I think you never, ever can fix a lot of things that people think they can fix. You cannot fix distortion. And it's a disaster to me when somebody starts a date and they say, "We need to do another take because we didn't set the preamp right." Well, go out there with your assistant and scream into the mic. Now the artist comes in and sings at half the level. So you'll have to be a grownup and record it at half the level, because there is all this information you can change. Even tape used to be under-recorded sometimes rather than over- recorded. Over-modulation is something that is not necessary. There is no reason, with a good preamp, that you are not ready for the vocal. There is just no reason. If you don't know certain settings, and there are certain formula settings that go with certain pieces of gear, so much gain, so much limiting — if you are whacking the limiter and it just flattens it out and kills the vocal, better you should let the vocal fly and deal with it later than to start saying, "I need one more take." Play back your first take and it should be great! There is no point in cursing out the manufacturer. They are intent on doing what they do. They are not necessarily ahead of the curve — you have to be. I just think that it's more about opening your ears and your mind up and not putting limitations on anything. When you read what some of the veterans say, do it and then put your own personality into it. I think everybody starts with good listening, and looking, and learning. If you have ten records that you think are the best records you've ever heard, sort out what is in them.

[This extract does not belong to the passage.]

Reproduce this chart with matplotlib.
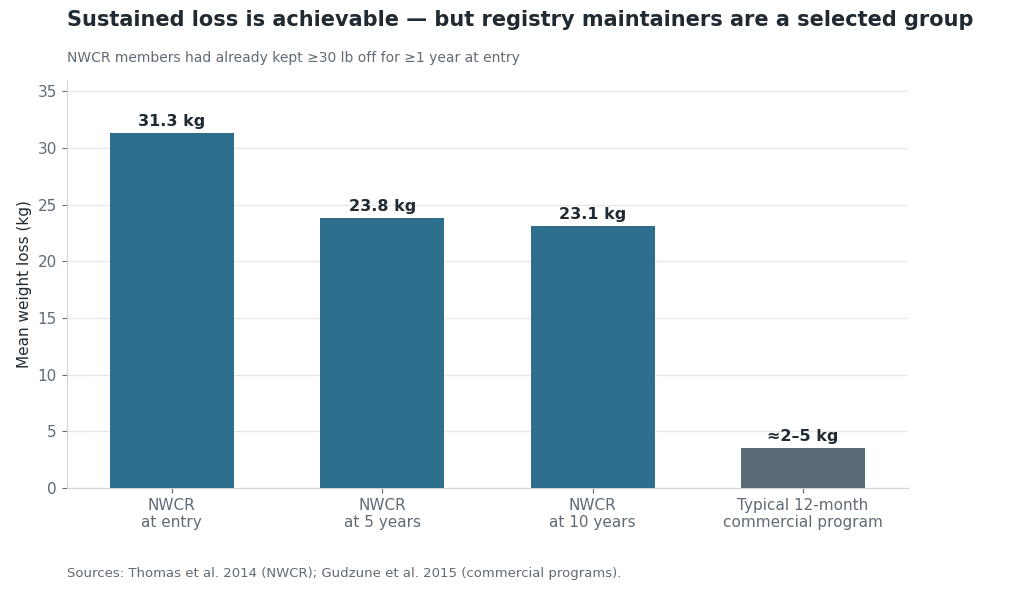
import matplotlib
matplotlib.use("Agg")
import matplotlib.pyplot as plt

categories = ["NWCR\nat entry", "NWCR\nat 5 years", "NWCR\nat 10 years", "Typical 12-month\ncommercial program"]
values = [31.3, 23.8, 23.1, 3.5]
labels = ["31.3 kg", "23.8 kg", "23.1 kg", "≈2–5 kg"]
colors = ["#2e6f8e", "#2e6f8e", "#2e6f8e", "#596a75"]

fig = plt.figure(figsize=(10.24, 5.93), dpi=100)
ax = fig.add_axes([0.065, 0.177, 0.822, 0.688])
x = range(len(categories))
ax.bar(x, values, width=0.59, color=colors, zorder=3)
for i, (v, l) in enumerate(zip(values, labels)):
    ax.text(i, v + 0.4, l, ha="center", va="bottom", fontsize=11.5, fontweight="bold", color="#1f2a33")
ax.set_xticks(list(x))
ax.set_xticklabels(categories, fontsize=11, color="#5f6b76")
ax.set_ylim(0, 36)
ax.set_xlim(-0.5, 3.5)
ax.set_yticks(range(0, 36, 5))
ax.tick_params(axis="y", labelsize=11, colors="#5f6b76")
ax.tick_params(axis="x", colors="#5f6b76")
ax.set_ylabel("Mean weight loss (kg)", fontsize=11, color="#1f2a33")
ax.grid(axis="y", color="#e6e9ec", linewidth=1, zorder=0)
for s in ["top", "right"]:
    ax.spines[s].set_visible(False)
for s in ["left", "bottom"]:
    ax.spines[s].set_color("#cfd4d8")
fig.text(0.065, 0.95, "Sustained loss is achievable — but registry maintainers are a selected group",
         fontsize=15, fontweight="bold", color="#1f2a33", ha="left", va="bottom")
fig.text(0.065, 0.89, "NWCR members had already kept ≥30 lb off for ≥1 year at entry",
         fontsize=10, color="#5f6b76", ha="left", va="bottom")
fig.text(0.065, 0.022, "Sources: Thomas et al. 2014 (NWCR); Gudzune et al. 2015 (commercial programs).",
         fontsize=9.5, color="#5f6b76", ha="left", va="bottom")
fig.savefig("out.png", dpi=100)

You mean take them apart like you would analyze a passage of writing in a college English class?
Exactly. My first round with meeting a new artist is this — "Give me ten songs that you grew up with and love, and let's start from there. You're going to tell me information that I need." You're going to find a common denominator, something in the way the artist recorded. Did he stand on a box? I did some Bono tracks with him standing on top of a couch, with the speakers so loud that you couldn't believe it. So what? And an SM 57! Every time you record, there's got to be something in your back pocket that you know works. And that's really more important to me than any excuse. I hate excuses. You don't have any restrictions. You can stand in a rainstorm and record, you know. It may be pelting on the stage, but you'd be amazed at what you can get!
What aspects of your career have been the most fulfilling?
I think the smiles on the faces of the people in the control room or in the studio during playback are most satisfying, especially when something comes out better than they thought it would. It's a very interesting and dangerously expensive playground if you're not careful. If you put the credit and the ego into two different places, you'll be fine.